So we have situation that I'm struggling to find a solution for. Here is a description of the enviroment:
We have group of web servers behind an Azure load balancer, port 80 and 443. When you hit the load balancers public IPs, you get web pages served, everything is fine.
Initially, we were using the default setup where the VMs behind the load balancer only had a private IP association. For outbound access, they used the SNAT of the load balancer.
This present some problems. Disclaimer: I cant disclose what we do, but our web servers do a massive amount of outbound internet connectivity. The single IP SNAT was causing alot of issues with out upstreams (some false positive rate limiting), and we are also getting dangerously close to the SNAT limits.

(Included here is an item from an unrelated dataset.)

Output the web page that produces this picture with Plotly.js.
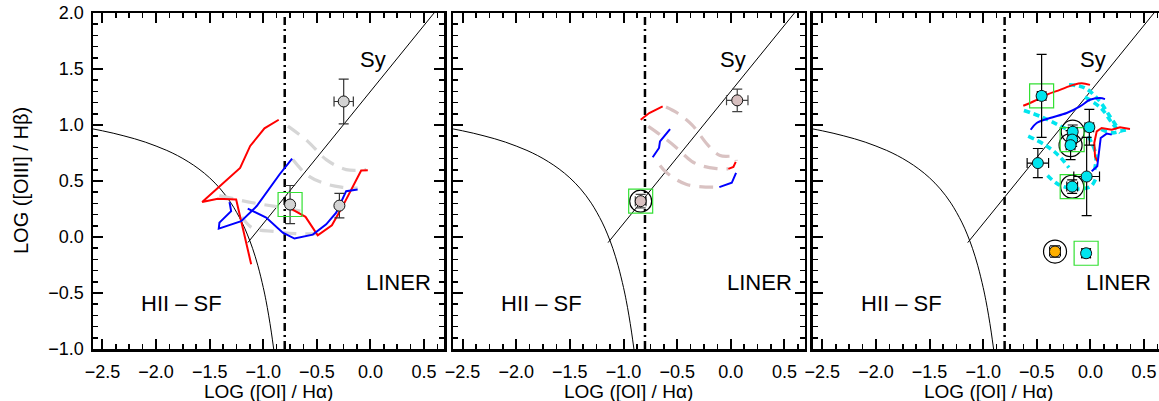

There was even an Azure doc we found that saus if your VM does alot of outbound connections, best practice is to scrap the SNAT, and instead associate a public IP to the NIC - which is what we did.
However, this has had one consequence. Users on the internet can hit the load balancer on port 80, BUT... they can also directly hit the public IP we associated to each VM.
I've tried literally every combination I can think of in the network secuity group currently assigned to th VMs NIC, but nothing seems to work. I've tried adding DENY rules where the dest IP is the IP of the NIC - no effect. I tried add rules that only allow access form the AzureLoadBalancer service tag - this doesn't work either, it breaks all access including traffic to the load balancer IP.
Is there something I'm missing here? It seems if my VM is behind a LB and I also have public IPs associated to the NICs of the VMs, then there is no way to jusy allow access to the LB IP - I have to allow port 80 everywhere.